The Stuff People Say
We have not forgotten that it was a City Council (a different incarnation, of course, than the one that recently voted to relax the rules on the riverfront development) vote that made way for the demolition of traditional public housing and the replacement of those units with fewer dwellings, only a portion of which are available for low-income renters. So when we read current council members excusing their actions by reportedly saying they are not sure if a poor person would want to be one of just a few poor people in an upscale development along the river, we cringe. Say what, now? So let us get this straight, renters who can afford market rate have no problem living in what used to be traditional public housing now that those sites have been demolished and rebuilt with all sorts of amenities and features in the new New Orleanians. But poor people, naw, they don’t want to live in anything that remotely looks like luxury around a bunch of well-off people. And here we thought that the de-concentration of poverty was all the rage.
All of this is exacerbated by what has been the unchecked growth of the high-end rental market in recent years. As of late 2016, $543 million had been invested in roughly 60 new multi-family rental developments in the New Orleans area, creating about 7,500 housing units. But with rents that often range from $1,200 for one-bedroom units to as much as $2,400 for larger units, much of the new development in the city is out of the price-range of the average New Orleanians.

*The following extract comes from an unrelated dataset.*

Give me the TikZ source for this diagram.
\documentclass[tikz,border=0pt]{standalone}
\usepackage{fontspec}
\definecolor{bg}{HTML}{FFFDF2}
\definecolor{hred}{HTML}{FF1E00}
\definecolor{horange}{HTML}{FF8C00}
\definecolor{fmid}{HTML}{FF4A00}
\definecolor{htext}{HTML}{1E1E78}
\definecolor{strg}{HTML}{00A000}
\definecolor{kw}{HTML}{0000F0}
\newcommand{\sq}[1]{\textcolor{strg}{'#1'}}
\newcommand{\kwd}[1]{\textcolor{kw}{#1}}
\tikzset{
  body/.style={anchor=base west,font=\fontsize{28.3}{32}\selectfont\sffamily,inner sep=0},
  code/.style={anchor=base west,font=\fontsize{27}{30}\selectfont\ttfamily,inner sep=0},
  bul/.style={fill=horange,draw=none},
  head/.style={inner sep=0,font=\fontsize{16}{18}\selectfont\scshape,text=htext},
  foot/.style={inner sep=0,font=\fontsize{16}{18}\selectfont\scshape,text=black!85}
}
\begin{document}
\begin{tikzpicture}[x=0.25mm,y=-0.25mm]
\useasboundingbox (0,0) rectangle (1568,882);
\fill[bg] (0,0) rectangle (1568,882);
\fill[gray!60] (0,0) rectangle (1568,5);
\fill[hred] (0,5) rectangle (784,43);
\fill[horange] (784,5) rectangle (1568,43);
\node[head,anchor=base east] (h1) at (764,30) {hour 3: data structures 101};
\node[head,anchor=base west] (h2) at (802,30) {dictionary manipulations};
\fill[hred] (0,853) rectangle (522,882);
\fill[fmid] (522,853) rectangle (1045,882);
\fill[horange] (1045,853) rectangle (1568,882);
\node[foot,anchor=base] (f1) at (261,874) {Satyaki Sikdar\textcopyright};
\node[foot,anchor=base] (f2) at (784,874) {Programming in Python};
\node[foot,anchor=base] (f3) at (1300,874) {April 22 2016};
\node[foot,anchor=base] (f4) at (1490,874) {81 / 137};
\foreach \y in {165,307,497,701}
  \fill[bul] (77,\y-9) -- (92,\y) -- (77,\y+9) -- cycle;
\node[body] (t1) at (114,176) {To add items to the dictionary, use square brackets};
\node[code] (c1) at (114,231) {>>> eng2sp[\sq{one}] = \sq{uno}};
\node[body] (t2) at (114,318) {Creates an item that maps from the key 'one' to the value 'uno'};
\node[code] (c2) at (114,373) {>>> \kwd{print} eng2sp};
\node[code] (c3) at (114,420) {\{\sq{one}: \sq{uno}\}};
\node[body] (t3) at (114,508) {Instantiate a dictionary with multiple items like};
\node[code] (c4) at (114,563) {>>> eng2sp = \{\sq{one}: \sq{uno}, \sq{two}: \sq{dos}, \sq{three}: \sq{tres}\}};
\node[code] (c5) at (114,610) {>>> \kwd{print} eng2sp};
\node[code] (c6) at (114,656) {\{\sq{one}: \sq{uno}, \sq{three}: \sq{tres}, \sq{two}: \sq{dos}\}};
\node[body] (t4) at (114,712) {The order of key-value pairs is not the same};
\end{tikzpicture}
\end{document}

So we were also dumbfounded when we read that developer Sean Cummings said that removing the affordability requirements were necessary to see properties develop over the next decade. Huh? Development of properties has not been the issue. There have been 7500 new units in 10 years across the region. The problem has been affordability. We have no doubt that development planned for the River Overlay District—properties located between the river and Charters or Decatur—will follow suit. They will get built. They will be luxury. But who will be able to afford them?

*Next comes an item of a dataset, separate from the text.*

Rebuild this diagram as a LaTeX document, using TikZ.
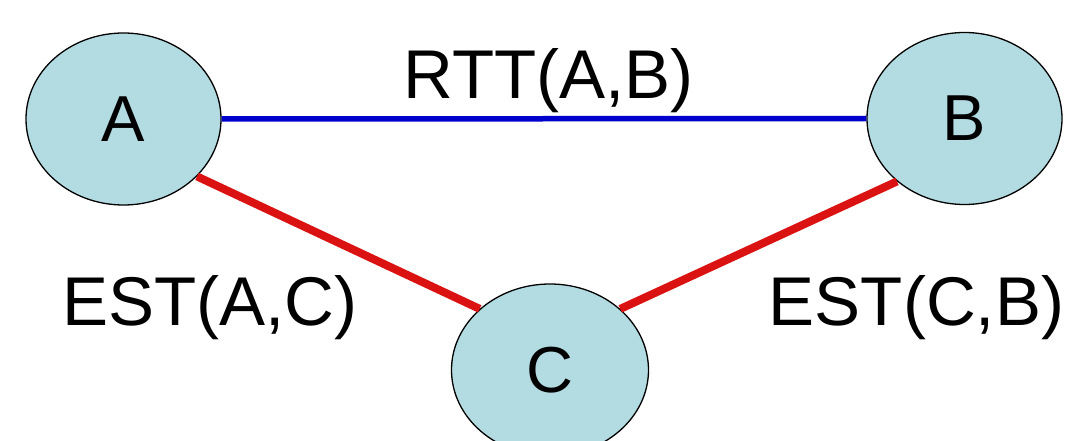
\documentclass[tikz,border=0pt]{standalone}
\usepackage{fontspec}
\setmainfont{Liberation Sans}
\usetikzlibrary{shapes.geometric}
\definecolor{nodefill}{RGB}{178,220,226}
\definecolor{linkblue}{RGB}{0,0,204}
\definecolor{linkred}{RGB}{218,18,18}
\tikzset{
  host/.style={ellipse, draw=black, line width=1.3pt, fill=nodefill,
    minimum width=195pt, minimum height=172pt, inner sep=0pt,
    font=\fontsize{65}{75}\selectfont},
  rttlink/.style={draw=linkblue, line width=5.5pt},
  estlink/.style={draw=linkred, line width=8pt},
  lbl/.style={anchor=base, inner sep=0pt, font=\fontsize{69}{80}\selectfont}
}
\begin{document}
\begin{tikzpicture}[x=1pt,y=1pt]
\useasboundingbox (0,0) rectangle (1072,440);
\node[host] (A) at (123.5,321) {A};
\node[host] (B) at (964.5,321.5) {B};
\node[host, minimum width=197pt] (C) at (550,70) {C};
\draw[rttlink] (A.east) -- (B.west);
\draw[estlink] (A.-38) -- (C.139);
\draw[estlink] (C.41) -- (B.-137.7);
\node[lbl] (rtt) at (548.5,341) {RTT(A,B)};
\node[lbl] (estac) at (210,115) {EST(A,C)};
\node[lbl] (estcb) at (916.5,115) {EST(C,B)};
\end{tikzpicture}
\end{document}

And with this latest, puzzling move by the City Council, we are really beginning to question the city’s commitment to addressing affordable housing. It seems our leaders like to give lip service to the issue, but can’t find it in themselves to match actions with words.

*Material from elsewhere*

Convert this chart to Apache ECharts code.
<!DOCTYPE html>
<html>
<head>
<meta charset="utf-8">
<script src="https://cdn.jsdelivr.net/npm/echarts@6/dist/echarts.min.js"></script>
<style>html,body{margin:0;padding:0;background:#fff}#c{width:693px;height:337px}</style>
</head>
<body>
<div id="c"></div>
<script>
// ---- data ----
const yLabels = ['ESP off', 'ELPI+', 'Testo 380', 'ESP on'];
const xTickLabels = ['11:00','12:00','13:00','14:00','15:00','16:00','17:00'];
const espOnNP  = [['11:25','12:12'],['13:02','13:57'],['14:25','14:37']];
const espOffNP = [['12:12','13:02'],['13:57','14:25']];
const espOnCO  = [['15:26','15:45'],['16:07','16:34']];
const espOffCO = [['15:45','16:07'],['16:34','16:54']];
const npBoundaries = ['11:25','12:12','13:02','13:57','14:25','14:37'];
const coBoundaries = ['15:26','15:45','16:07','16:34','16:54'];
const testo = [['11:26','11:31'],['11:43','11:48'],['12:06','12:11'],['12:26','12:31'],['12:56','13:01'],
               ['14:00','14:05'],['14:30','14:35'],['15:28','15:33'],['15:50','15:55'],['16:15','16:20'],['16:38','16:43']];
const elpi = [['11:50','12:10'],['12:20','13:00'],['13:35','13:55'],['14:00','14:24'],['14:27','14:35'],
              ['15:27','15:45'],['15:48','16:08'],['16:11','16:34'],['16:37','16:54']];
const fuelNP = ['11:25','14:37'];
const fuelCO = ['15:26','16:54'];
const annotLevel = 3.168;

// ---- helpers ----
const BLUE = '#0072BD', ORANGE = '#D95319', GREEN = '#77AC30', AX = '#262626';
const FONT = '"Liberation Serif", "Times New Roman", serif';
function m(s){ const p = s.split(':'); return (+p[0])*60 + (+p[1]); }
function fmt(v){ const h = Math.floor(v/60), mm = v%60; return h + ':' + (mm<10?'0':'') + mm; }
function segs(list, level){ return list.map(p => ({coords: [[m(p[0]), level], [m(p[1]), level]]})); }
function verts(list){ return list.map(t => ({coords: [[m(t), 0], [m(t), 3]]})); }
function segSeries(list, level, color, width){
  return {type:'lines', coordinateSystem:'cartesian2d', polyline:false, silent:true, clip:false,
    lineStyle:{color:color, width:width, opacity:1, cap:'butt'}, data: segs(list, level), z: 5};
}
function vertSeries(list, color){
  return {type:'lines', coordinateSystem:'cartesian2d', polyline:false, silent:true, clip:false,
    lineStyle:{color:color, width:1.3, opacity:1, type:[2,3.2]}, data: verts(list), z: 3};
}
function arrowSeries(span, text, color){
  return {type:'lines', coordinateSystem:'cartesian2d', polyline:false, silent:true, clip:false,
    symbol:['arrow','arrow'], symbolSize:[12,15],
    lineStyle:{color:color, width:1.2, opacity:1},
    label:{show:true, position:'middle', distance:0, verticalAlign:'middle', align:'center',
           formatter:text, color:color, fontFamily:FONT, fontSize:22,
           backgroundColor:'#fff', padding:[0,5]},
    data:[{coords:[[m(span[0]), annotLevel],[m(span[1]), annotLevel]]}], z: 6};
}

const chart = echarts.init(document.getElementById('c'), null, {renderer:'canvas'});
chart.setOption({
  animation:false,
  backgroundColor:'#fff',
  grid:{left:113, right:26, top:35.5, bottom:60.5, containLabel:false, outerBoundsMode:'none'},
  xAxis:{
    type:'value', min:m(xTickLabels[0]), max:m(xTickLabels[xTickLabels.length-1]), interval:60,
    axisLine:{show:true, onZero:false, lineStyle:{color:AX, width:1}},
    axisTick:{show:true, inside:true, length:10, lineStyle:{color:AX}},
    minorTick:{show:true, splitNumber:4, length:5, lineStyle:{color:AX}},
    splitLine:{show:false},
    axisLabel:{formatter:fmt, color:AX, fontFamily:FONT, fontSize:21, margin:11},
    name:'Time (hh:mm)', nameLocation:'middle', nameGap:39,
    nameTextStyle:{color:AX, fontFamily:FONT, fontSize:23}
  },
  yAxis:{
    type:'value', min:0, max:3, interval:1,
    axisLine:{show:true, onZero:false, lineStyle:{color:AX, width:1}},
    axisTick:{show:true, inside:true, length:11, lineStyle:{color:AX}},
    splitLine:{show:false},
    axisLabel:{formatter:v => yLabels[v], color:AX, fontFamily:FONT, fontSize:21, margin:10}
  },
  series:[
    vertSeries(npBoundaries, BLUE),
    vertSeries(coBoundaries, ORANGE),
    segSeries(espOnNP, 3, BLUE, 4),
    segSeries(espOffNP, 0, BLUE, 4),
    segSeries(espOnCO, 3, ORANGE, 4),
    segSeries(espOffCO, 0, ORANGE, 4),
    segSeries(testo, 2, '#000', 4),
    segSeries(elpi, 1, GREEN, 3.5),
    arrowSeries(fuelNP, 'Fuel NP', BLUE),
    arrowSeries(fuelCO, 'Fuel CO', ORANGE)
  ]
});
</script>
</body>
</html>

According to the report we read in a local daily, there is one thing members of the City Council said on which we concur. We agree that these inclusionary zoning ordinances and affordability bonuses that give builders some sort of incentive for including affordable units in their developments are just tiny drops in huge bucket when it comes to the affordable housing issues facing New Orleans. Such programs usually set aside about 10 percent of the development’s units to be rented at more affordable rates. Let’s say a development has 200 units, that’s only only 20 apartments. And it is usually only for a prescribed amount of time.
But hell, that’s still 20 apartments! And every drop of water makes a difference—especially in a desert. In this case, it was the only leverage the city had to ensure that developers in these riverfront projects did something to help address the affordable housing problem that looms over our city.
Try Being Faithful Over the Few
City council leaders have time and again given the people of New Orleans their word that they are taking affordable housing seriously. They make it a plank in their platforms when vying for votes, to be sure. But when push comes to shove, they can’t even be trusted to require developers to make a paltry 10 percent of their units within reach of low-income New Orleanians despite the fact that they relaxing zoning codes that cap the heights of buildings in the area being developed.
It’s no small wonder that local housing advocates have criticized what the deem as the failure of the city leaders to address affordable housing adequately in its budget. If the people of this city can’t trust its elected leaders to do the little things, like require developers to set aside affordable units in exchange for relaxing the rules or for huge tax breaks and financing opportunities, how can they trust you to do the big things like allocated funding at the proper levels to help shape real solutions to the problem.
Members of the City Council, with all due respect, you have earned the side-eye glance for sure because you seem to have no problem giving big-time breaks to and making all sorts of allowances for big-money developers while making private homeowners and the short-term rental market the scapegoats for all that is wrong with affordable housing in the city.
The affordable housing issue that the city faces are complex and multi-layered. We will never fully address them unless and until we address education, economic equity, wage and pay disparities. We can’t deal with quality affordable housing without talking about crime and blight. It cannot be addressed until we focus on training and employment opportunities in industries outside of tourism. And it will not be fully addressed until more New Orleanians have paths toward homeownership. All of these things will take hard work, real skin in the game and a serious fiscal commitment. They are the difficult things to do, especially when compared to requiring developers to include affordable units in exchange for incentives.
So forgive us if we have a hard time believing that a group of folk that don’t have the intestinal fortitude to stand up to developers and make them put a handful of affordable units in the buildings are actually willing to do any of the really hard stuff.